For other students, the experience of war has made them more serious about life and studies.
"My deployment got me back on my feet," said Specialist Patrick Eugene Enriquez, 27, who also served in Ramadi. "I would say it helped me focus."
At the ceremony Thursday, Enriquez, a Norwich senior, delivered the eulogy for his close friend Captain Anthony Palermo Jr. , 26, who was killed by a roadside bomb near Baghdad on April 6.
Enriquez's voice cracked, and his gaze turned upward as he said: "We love you. We miss you. Go with God."
The academy has tried its best to meet the needs of its students returning from Iraq, said General Richard Schneider, Norwich president.
"This is difficult," he said. "We have worried that these students were so much on edge in Iraq, coming back to college life would seem too pedestrian. But we haven't seen a lot of that, at least it hasn't come to my attention."
Schneider says the school has "tooled up" its counselors and clergy and reached out to return ing students. The school hosts a parade for returning veterans and has worked with the students summoned for deployment to help them wrap up course work.
But some cadets are wary of the academy's offer of help, Crane and others say. Like many returning veterans, they fear being seen as weak if they accept mental health counseling.
And some don't trust the college's promise of confidentiality. Instead, they privately retreat to quiet conversations with peers who served in Iraq or try to blot out the memories with alcohol. Some deny that they have any problems at all, even as faculty and friends see clear symptoms of post-traumatic stress disorder: hair-trigger temper, nightmares, sleeplessness, and hypervigilance.
"Adjusting to civilian life is always hard in any war," said Travis Jones, an Iraq veteran who serves as the "Global War on Terror outreach coordinator" at the Veteran's Affairs Medical Center in nearby White River Junction. "But these students are facing a unique situation, coming back to an environment in which they are being told what to do by people who've never been to war."
And there are other issues, specific to Norwich, which gnaw at some of the returning veterans. Why, at a military academy, doesn't war service earn them course credit?
"You have kids who go on a junior year abroad and party all year in Italy and get full credit," said Charles Anthony Ames, 25, who served with Crane in Ramadi. "We went to war and got shot at and developed an understanding of the culture and the language and the skills you need to survive over there, and we got no credit."
Ames concedes the administration did grant him one credit for physical education and another for ethics. But, he said, he would have earned at least 26 credits for a full course load during the 18 months he was deployed.
Ames and others were also embittered by a regulation that has prevented them from receiving the junior class ring, a symbol that for many is more important than a diploma.
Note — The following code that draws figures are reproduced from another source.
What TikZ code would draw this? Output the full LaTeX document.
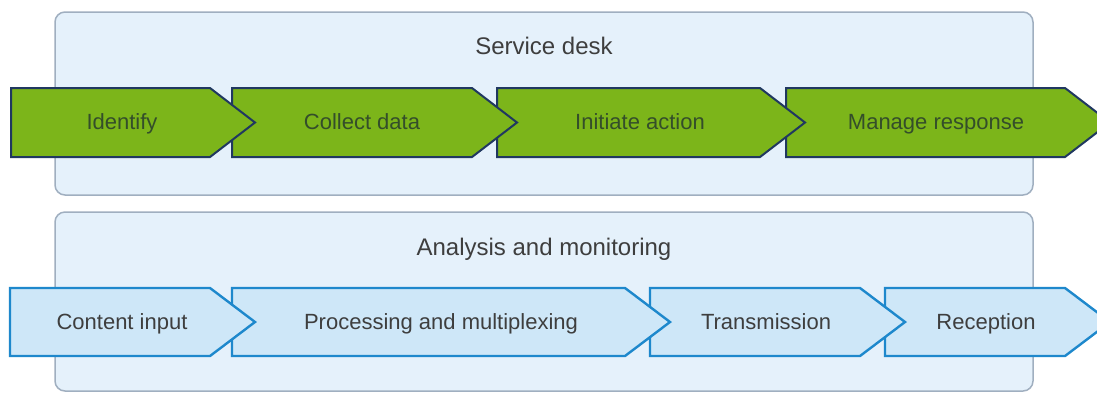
\documentclass[tikz,border=0pt]{standalone}
\usepackage{fontspec}
\setmainfont{Liberation Sans}
\usepackage{tikz}

\definecolor{panelfill}{RGB}{229,241,251}
\definecolor{paneledge}{RGB}{160,175,192}
\definecolor{leafgreen}{RGB}{124,181,26}
\definecolor{navyedge}{RGB}{32,56,96}
\definecolor{greentxt}{RGB}{52,78,42}
\definecolor{skyfill}{RGB}{206,231,248}
\definecolor{skyedge}{RGB}{30,136,204}
\definecolor{skytxt}{RGB}{62,62,62}

\begin{document}
\begin{tikzpicture}[x=0.5pt,y=-0.5pt,
		panel/.style={draw=paneledge,fill=panelfill,line width=0.75pt,rounded corners=5pt},
		paneltitle/.style={font=\fontsize{12}{14}\selectfont,text=skytxt,text height=1.6ex,text depth=.4ex},
		greenstep/.style={draw=navyedge,fill=leafgreen,line width=1pt},
		greenlabel/.style={font=\fontsize{11}{13}\selectfont,text=greentxt,text height=1.6ex,text depth=.4ex},
		skystep/.style={draw=skyedge,fill=skyfill,line width=1.2pt},
		skylabel/.style={font=\fontsize{11}{13}\selectfont,text=skytxt,text height=1.6ex,text depth=.4ex}]
			\useasboundingbox (0,0) rectangle (1097,393);
			\fill[white] (0,0) rectangle (1097,393);
			\draw[panel] (55,12) rectangle (1033,195);
			\draw[panel] (55,212) rectangle (1033,391);
			\node[paneltitle] (servicedesk) at (544,48) {Service desk};
			\node[paneltitle] (analysis) at (544,249) {Analysis and monitoring};
			\foreach \xa/\xb/\xt/\lbl/\nm in {786/1065/936/Manage response/manage,
				497/760/640/Initiate action/initiate,
				232/472/362/Collect data/collect,
				11/210/122/Identify/identify} {
				\draw[greenstep] (\xa,88) -- (\xb,88) -- (\xb+45,122.5) -- (\xb,157) -- (\xa,157) -- cycle;
				\node[greenlabel] (\nm) at (\xt,123) {\lbl};
			}
			\foreach \xa/\xb/\xt/\lbl/\nm in {885/1065/986/Reception/reception,
				650/860/766/Transmission/transmission,
				232/625/441/Processing and multiplexing/processing,
				10/210/122/Content input/content} {
				\draw[skystep] (\xa,288) -- (\xb,288) -- (\xb+45,322) -- (\xb,356) -- (\xa,356) -- cycle;
				\node[skylabel] (\nm) at (\xt,323) {\lbl};
			}
\end{tikzpicture}
\end{document}
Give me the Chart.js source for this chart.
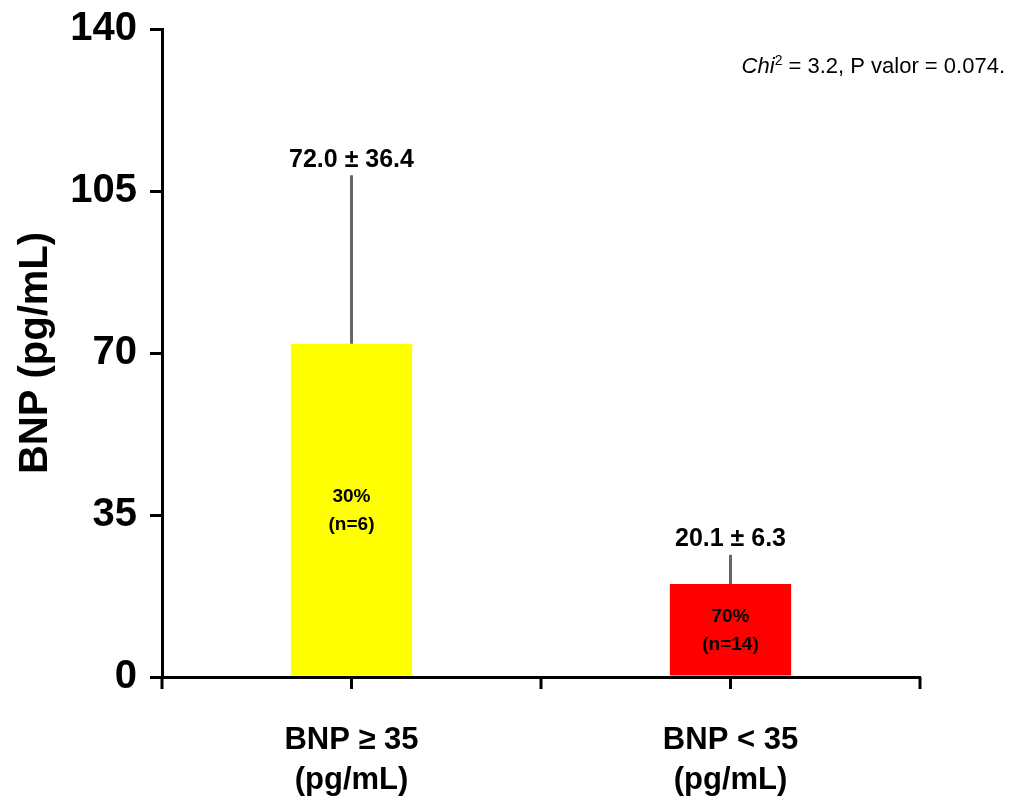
<!DOCTYPE html>
<html>
<head>
<meta charset="utf-8">
<script src="https://cdn.jsdelivr.net/npm/chart.js@4.4.0/dist/chart.umd.min.js"></script>
<style>
    html, body { margin: 0; padding: 0; background: #fff; }
    #wrap { width: 1013px; height: 800px; }
</style>
</head>
<body>
<div id="wrap"><canvas id="chart"></canvas></div>
<script>
const categories = [['BNP \u2265 35', '(pg/mL)'], ['BNP < 35', '(pg/mL)']];
const means = [72.0, 20.1];
const sds = [36.4, 6.3];
const barLabels = [['30%', '(n=6)'], ['70%', '(n=14)']];
const barColors = ['#FFFF00', '#FF0000'];
const yTicks = [0, 35, 70, 105, 140];

const FONT = "'Liberation Sans', Arial, sans-serif";

const errorBars = {
    id: 'errorBars',
    afterDatasetsDraw(chart) {
        const ctx = chart.ctx;
        const y = chart.scales.y;
        const meta = chart.getDatasetMeta(0);
        ctx.save();
        meta.data.forEach(function(bar, i) {
            const top = y.getPixelForValue(means[i] + sds[i]);
            ctx.strokeStyle = '#666666';
            ctx.lineWidth = 3;
            ctx.beginPath();
            ctx.moveTo(bar.x, bar.y);
            ctx.lineTo(bar.x, top);
            ctx.stroke();

            ctx.fillStyle = '#000';
            ctx.textAlign = 'center';
            ctx.textBaseline = 'bottom';
            ctx.font = 'bold 25px ' + FONT;
            ctx.fillText(means[i].toFixed(1) + ' \u00b1 ' + sds[i].toFixed(1), bar.x, top - 3);

            const mid = y.getPixelForValue(means[i] / 2);
            ctx.font = 'bold 19px ' + FONT;
            ctx.textBaseline = 'middle';
            ctx.fillText(barLabels[i][0], bar.x, mid - 14);
            ctx.fillText(barLabels[i][1], bar.x, mid + 14);
        });
        ctx.restore();
    }
};

const xTickMarks = {
    id: 'xTickMarks',
    afterDraw(chart) {
        const ctx = chart.ctx;
        const x = chart.scales.x;
        const n = categories.length;
        const step = (x.right - x.left) / n;
        ctx.save();
        ctx.strokeStyle = '#000';
        ctx.lineWidth = 3;
        for (let k = 0; k <= 2 * n; k++) {
            const px = x.left + k * step / 2;
            ctx.beginPath();
            ctx.moveTo(px, x.top);
            ctx.lineTo(px, x.top + 12);
            ctx.stroke();
        }
        ctx.restore();
    }
};

const annotation = {
    id: 'annotation',
    afterDraw(chart) {
        const ctx = chart.ctx;
        const rightEdge = chart.width - 8;
        const baseY = 73;
        const rest = ' = 3.2, P valor = 0.074.';
        ctx.save();
        ctx.fillStyle = '#000';
        ctx.textBaseline = 'alphabetic';
        ctx.textAlign = 'left';
        ctx.font = '22px ' + FONT;
        const wRest = ctx.measureText(rest).width;
        ctx.font = '14px ' + FONT;
        const wSup = ctx.measureText('2').width;
        ctx.font = 'italic 22px ' + FONT;
        const wChi = ctx.measureText('Chi').width;
        let x0 = rightEdge - wRest - wSup - wChi;
        ctx.fillText('Chi', x0, baseY);
        x0 += wChi;
        ctx.font = '14px ' + FONT;
        ctx.fillText('2', x0, baseY - 8);
        x0 += wSup;
        ctx.font = '22px ' + FONT;
        ctx.fillText(rest, x0, baseY);
        ctx.restore();
    }
};

new Chart(document.getElementById('chart'), {
    type: 'bar',
    data: {
        labels: categories,
        datasets: [{
            data: means,
            backgroundColor: barColors,
            borderWidth: 0,
            barPercentage: 0.32,
            categoryPercentage: 1.0
        }]
    },
    options: {
        responsive: true,
        maintainAspectRatio: false,
        animation: false,
        layout: {
            padding: { top: 29, right: 93, left: 0, bottom: 0 }
        },
        plugins: {
            legend: { display: false },
            tooltip: { enabled: false }
        },
        scales: {
            x: {
                afterFit: function(scale) { scale.height = 123; },
                grid: { display: false },
                border: { display: true, color: '#000', width: 3 },
                ticks: {
                    color: '#000',
                    padding: 35,
                    font: { size: 31, weight: 'bold', family: FONT, lineHeight: 1.3 }
                }
            },
            y: {
                min: 0,
                max: 140,
                afterFit: function(scale) { scale.width = 162; },
                afterBuildTicks: function(scale) {
                    scale.ticks = yTicks.map(function(v) { return { value: v }; });
                },
                border: { display: true, color: '#000', width: 3 },
                grid: {
                    drawOnChartArea: false,
                    drawTicks: true,
                    tickLength: 12,
                    tickColor: '#000',
                    lineWidth: 3
                },
                ticks: {
                    color: '#000',
                    padding: 13,
                    font: { size: 40, weight: 'bold', family: FONT, lineHeight: 0.5 }
                },
                title: {
                    display: true,
                    text: 'BNP (pg/mL)',
                    color: '#000',
                    padding: { top: 12, bottom: 0 },
                    font: { size: 40, weight: 'bold', family: FONT }
                }
            }
        }
    },
    plugins: [errorBars, xTickMarks, annotation]
});
</script>
</body>
</html>
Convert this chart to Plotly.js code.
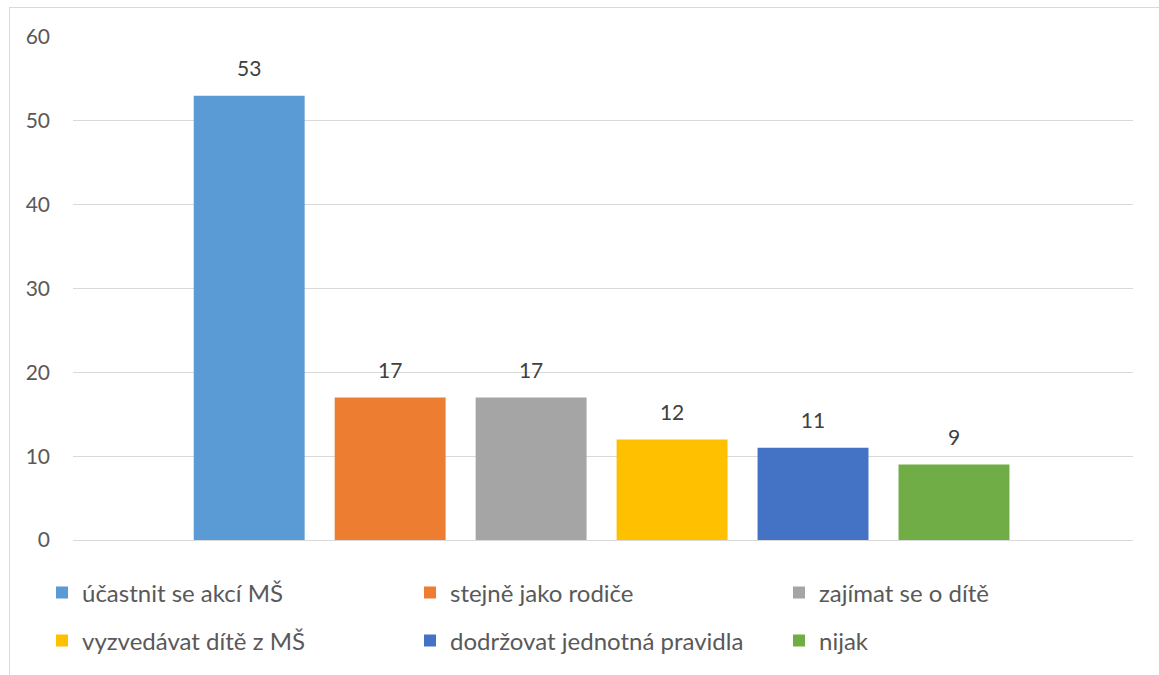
<!DOCTYPE html>
<html><head><meta charset="utf-8">
<script src="https://cdn.plot.ly/plotly-3.0.1.min.js"></script>
<style>
html,body{margin:0;padding:0;background:#fff;}
#chart{position:absolute;left:0;top:0;width:1159px;height:675px;}
#frame{position:absolute;left:9px;top:7px;width:1160px;height:690px;border:1px solid #d9d9d9;pointer-events:none;}
</style></head>
<body>
<div id="chart"></div>
<div id="frame"></div>
<script>
const seriesNames = ["účastnit se akcí MŠ","stejně jako rodiče","zajímat se o dítě","vyzvedávat dítě z MŠ","dodržovat jednotná pravidla","nijak"];
const seriesValues = [53,17,17,12,11,9];
const seriesColors = ["#5B9BD5","#ED7D31","#A5A5A5","#FFC000","#4472C4","#70AD47"];
const yTicks = [0,10,20,30,40,50,60];

const FONT = "Lato, 'Open Sans', sans-serif";
const legendIds = ['legend','legend2','legend3','legend4','legend5','legend6'];
const traces = seriesNames.map((n,i)=>({
  type:'bar', name:n, x:[n], y:[seriesValues[i]],
  marker:{color:seriesColors[i]},
  legend: legendIds[i],
  hoverinfo:'skip'
}));
traces.push({
  type:'scatter', mode:'markers+text', x:seriesNames, y:seriesValues,
  text:seriesValues.map(String), textposition:'top center',
  marker:{size:21, opacity:0},
  textfont:{family:FONT,size:21,color:'#404040'},
  showlegend:false, hoverinfo:'skip', cliponaxis:false
});
const legendCommon = {
  orientation:'h', xref:'container', yref:'container', xanchor:'left', yanchor:'middle',
  bgcolor:'rgba(0,0,0,0)',
  font:{family:FONT,size:24,color:'#595959'}, traceorder:'normal'
};
// legend grid: 3 columns x 2 rows (layout only)
const colX = [42, 410, 779];
const rowY = [593, 641];
const layout = {
  width:1159, height:675,
  margin:{l:73,r:26,t:37,b:135},
  paper_bgcolor:'#fff', plot_bgcolor:'#fff',
  barmode:'overlay', bargap:0.213,
  showlegend:true,
  xaxis:{type:'category', range:[-1.25,6.27], showticklabels:false, showgrid:false, zeroline:false, showline:false, fixedrange:true},
  yaxis:{range:[0,60], tickvals:yTicks, ticktext:yTicks.map(String), gridcolor:'#d9d9d9', gridwidth:1,
         zeroline:true, zerolinecolor:'#d9d9d9', zerolinewidth:1, showline:false,
         ticklabelstandoff:22, tickfont:{family:FONT,size:21,color:'#595959'}},
  font:{family:FONT}
};
legendIds.forEach((id,i)=>{
  layout[id] = Object.assign({x:colX[i%3]/1159, y:1-rowY[Math.floor(i/3)]/675}, legendCommon);
});
Plotly.newPlot('chart', traces, layout, {staticPlot:true});
</script>
</body></html>
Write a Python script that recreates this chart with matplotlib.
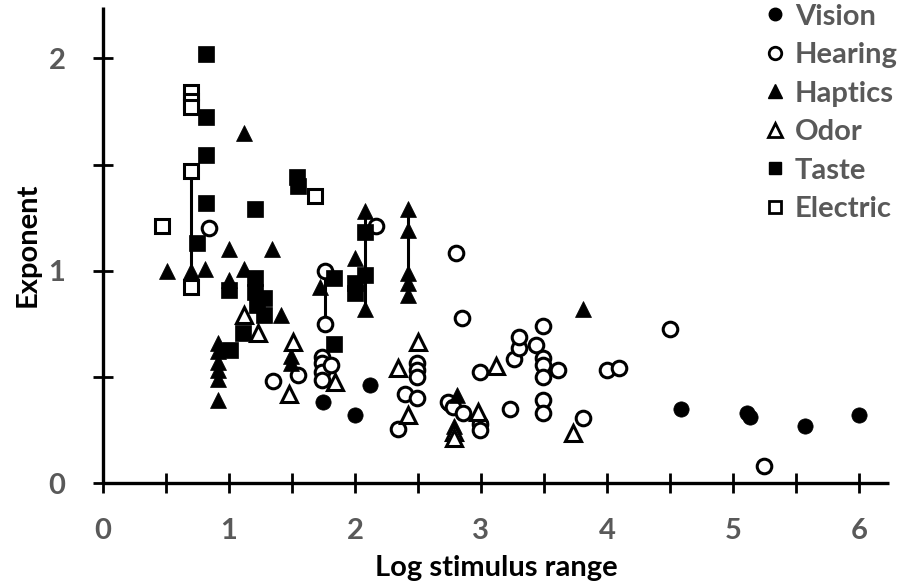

Because of their time away, they lack enough credits to move up with their class. Ring committee chairman Ryan Camasso said, "If we bend the rules for some people, we lessen the standard of what the ring means."
After the taps ceremony Thursday night, the cadets silently fell out and marched back to their rooms. Ames returned to his cramped dorm room, and, as he carefully hung his uniform and wrapped it in a protective plastic sheathing, he shared his thoughts during the silent formation.
"I thought about how they died," he said. "You know it was ugly. It always is with a roadside bomb. . . . Especially nowadays, this war is ugly."